▸ Exercise goal:
Using the listing below, extract each line that has the word "script" in it.

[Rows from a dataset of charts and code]
..........
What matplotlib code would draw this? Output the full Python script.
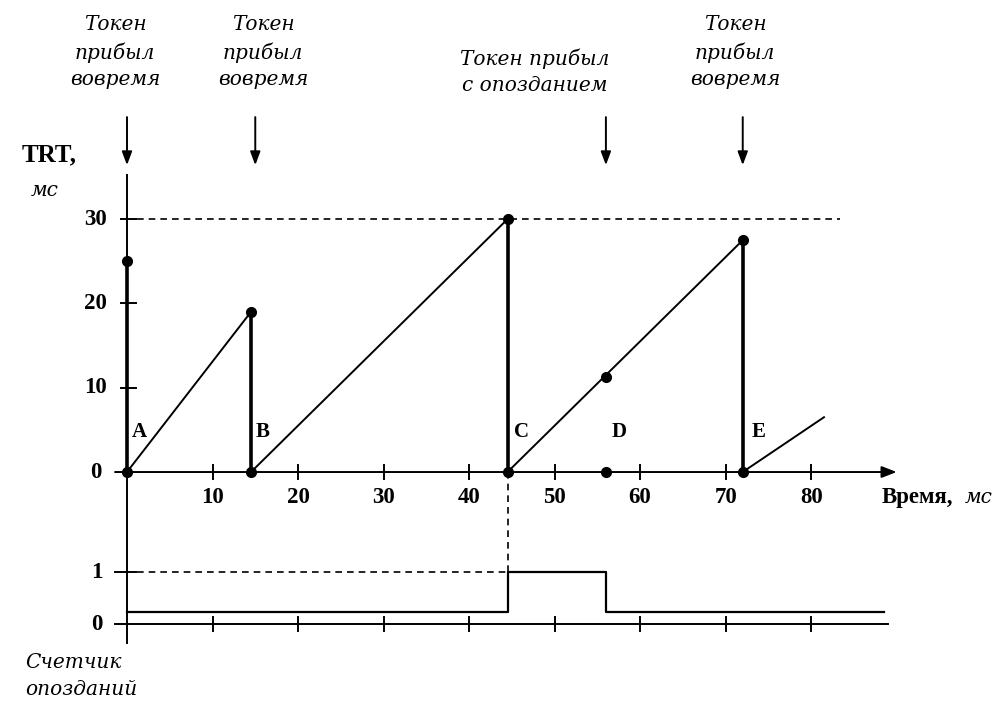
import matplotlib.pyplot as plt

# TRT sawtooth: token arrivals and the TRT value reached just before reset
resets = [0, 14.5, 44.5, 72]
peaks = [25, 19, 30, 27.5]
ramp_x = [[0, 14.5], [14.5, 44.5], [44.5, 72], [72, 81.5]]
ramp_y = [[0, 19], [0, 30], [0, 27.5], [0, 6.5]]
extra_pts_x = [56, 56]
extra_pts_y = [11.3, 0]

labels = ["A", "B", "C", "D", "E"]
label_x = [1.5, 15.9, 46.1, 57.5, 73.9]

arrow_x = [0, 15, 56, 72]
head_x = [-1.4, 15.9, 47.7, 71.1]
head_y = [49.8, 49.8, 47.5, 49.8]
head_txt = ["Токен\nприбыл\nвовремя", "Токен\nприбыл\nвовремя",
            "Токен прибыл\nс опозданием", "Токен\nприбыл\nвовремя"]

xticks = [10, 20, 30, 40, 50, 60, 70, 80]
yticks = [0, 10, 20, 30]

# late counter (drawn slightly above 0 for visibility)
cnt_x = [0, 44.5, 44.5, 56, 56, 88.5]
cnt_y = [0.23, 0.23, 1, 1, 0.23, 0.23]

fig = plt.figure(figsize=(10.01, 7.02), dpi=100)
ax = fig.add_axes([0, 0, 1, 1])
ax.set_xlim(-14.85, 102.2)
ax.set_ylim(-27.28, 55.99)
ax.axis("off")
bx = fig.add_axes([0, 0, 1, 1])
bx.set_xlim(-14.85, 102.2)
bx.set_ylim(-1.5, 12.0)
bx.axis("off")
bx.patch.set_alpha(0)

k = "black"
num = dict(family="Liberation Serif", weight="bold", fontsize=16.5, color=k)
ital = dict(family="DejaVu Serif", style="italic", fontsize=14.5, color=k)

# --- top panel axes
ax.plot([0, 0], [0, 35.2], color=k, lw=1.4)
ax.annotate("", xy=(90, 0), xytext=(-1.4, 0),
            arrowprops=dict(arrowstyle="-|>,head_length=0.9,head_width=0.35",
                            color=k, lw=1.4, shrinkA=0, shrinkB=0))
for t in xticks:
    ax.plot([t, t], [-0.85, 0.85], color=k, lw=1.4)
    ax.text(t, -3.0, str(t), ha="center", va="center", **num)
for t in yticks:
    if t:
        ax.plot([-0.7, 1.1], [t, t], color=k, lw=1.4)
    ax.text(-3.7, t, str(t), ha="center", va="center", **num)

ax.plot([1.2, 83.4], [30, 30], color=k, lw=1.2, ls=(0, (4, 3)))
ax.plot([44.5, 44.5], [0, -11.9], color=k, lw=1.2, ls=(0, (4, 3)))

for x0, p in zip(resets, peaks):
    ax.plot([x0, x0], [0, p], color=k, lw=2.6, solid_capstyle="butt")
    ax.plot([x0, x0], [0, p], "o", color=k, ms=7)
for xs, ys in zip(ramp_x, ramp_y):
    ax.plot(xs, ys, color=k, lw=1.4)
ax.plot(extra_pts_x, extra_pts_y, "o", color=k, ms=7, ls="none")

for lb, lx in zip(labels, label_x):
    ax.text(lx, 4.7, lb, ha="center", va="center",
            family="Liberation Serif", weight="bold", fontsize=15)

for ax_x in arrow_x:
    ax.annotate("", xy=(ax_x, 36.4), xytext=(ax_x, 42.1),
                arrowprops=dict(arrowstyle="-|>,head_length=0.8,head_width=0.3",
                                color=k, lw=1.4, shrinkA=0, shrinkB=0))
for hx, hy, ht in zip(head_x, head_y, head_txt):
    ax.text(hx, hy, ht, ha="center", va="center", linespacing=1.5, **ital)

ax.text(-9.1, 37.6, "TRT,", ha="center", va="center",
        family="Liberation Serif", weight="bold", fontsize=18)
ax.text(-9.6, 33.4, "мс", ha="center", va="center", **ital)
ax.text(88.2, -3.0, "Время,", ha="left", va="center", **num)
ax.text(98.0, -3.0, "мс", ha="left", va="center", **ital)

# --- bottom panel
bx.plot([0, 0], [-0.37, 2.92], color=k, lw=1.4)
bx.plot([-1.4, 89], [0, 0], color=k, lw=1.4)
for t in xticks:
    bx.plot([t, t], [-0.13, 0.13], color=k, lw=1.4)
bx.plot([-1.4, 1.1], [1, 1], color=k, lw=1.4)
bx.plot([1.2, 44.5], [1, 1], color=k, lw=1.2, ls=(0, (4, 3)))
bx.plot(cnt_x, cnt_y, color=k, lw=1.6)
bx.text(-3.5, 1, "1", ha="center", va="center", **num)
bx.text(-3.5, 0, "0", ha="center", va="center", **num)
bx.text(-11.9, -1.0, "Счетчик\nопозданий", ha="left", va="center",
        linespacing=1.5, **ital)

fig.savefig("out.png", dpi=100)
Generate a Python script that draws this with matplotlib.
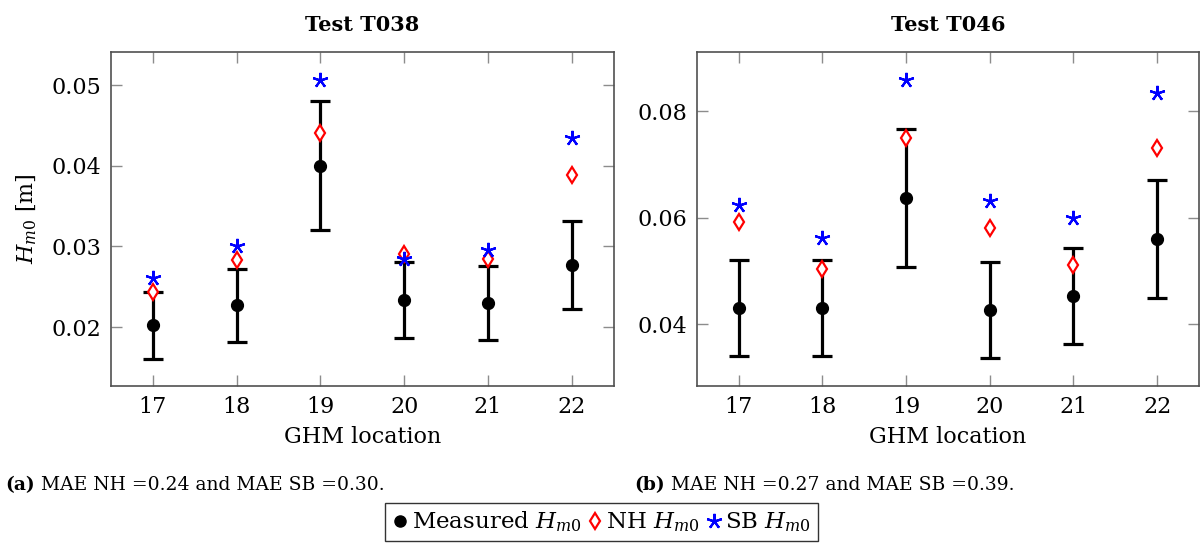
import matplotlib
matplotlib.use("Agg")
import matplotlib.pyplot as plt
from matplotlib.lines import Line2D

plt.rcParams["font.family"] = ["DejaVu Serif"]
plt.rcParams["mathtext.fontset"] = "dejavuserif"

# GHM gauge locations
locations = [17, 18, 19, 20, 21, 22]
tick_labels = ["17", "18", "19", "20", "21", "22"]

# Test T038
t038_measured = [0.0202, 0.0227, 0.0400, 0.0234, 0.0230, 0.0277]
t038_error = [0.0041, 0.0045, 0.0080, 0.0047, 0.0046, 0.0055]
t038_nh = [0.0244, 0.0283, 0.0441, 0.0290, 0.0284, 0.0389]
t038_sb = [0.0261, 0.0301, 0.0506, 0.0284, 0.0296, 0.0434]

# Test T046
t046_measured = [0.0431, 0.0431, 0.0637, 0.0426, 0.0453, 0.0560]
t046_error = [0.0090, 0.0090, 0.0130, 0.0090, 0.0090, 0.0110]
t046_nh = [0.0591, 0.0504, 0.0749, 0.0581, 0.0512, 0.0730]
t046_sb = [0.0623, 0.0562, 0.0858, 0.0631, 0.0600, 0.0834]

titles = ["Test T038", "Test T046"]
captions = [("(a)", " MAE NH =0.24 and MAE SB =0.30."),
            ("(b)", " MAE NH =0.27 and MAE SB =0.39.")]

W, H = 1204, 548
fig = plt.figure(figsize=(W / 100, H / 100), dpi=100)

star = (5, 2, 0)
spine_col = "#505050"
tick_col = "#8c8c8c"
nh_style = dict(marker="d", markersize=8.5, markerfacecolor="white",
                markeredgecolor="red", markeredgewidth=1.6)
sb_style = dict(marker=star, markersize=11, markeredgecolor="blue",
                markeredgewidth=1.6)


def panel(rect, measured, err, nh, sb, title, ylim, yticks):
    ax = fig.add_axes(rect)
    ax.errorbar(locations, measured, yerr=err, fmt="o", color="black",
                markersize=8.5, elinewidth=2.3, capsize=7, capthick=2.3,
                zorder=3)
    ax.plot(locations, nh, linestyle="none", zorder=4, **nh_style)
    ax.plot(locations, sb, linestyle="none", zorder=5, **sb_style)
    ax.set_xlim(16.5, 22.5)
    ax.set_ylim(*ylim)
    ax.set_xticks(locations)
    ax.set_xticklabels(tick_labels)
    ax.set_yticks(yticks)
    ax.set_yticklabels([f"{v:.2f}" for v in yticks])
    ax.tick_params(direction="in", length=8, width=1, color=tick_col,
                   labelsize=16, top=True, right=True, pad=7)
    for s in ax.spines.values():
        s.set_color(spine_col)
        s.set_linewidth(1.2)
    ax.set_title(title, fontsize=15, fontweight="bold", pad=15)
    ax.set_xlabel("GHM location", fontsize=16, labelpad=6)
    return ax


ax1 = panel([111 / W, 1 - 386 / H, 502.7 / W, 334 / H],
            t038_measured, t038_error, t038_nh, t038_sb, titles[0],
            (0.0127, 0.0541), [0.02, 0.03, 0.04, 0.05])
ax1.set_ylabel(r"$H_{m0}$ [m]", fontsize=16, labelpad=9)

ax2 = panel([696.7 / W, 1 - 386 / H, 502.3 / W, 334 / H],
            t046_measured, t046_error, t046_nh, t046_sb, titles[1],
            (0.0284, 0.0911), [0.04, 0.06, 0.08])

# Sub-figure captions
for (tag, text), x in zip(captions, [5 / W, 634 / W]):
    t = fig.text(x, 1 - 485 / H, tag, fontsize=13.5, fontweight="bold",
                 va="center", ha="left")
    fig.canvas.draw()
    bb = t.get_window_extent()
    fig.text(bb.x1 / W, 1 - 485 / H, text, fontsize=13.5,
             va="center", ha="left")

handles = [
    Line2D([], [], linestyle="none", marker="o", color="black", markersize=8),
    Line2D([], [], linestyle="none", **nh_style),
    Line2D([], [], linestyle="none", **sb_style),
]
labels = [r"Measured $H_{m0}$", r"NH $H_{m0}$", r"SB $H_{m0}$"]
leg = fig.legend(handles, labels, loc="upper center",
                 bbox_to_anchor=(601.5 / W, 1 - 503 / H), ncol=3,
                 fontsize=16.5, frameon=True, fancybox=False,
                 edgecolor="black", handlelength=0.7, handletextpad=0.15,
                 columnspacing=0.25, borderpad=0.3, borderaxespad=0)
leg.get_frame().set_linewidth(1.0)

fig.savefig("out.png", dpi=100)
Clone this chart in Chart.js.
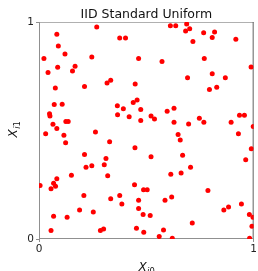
..........
▸ Solution for this problem:
What matplotlib code would draw this? Output the full Python script.
Generate a Python script that draws this with matplotlib.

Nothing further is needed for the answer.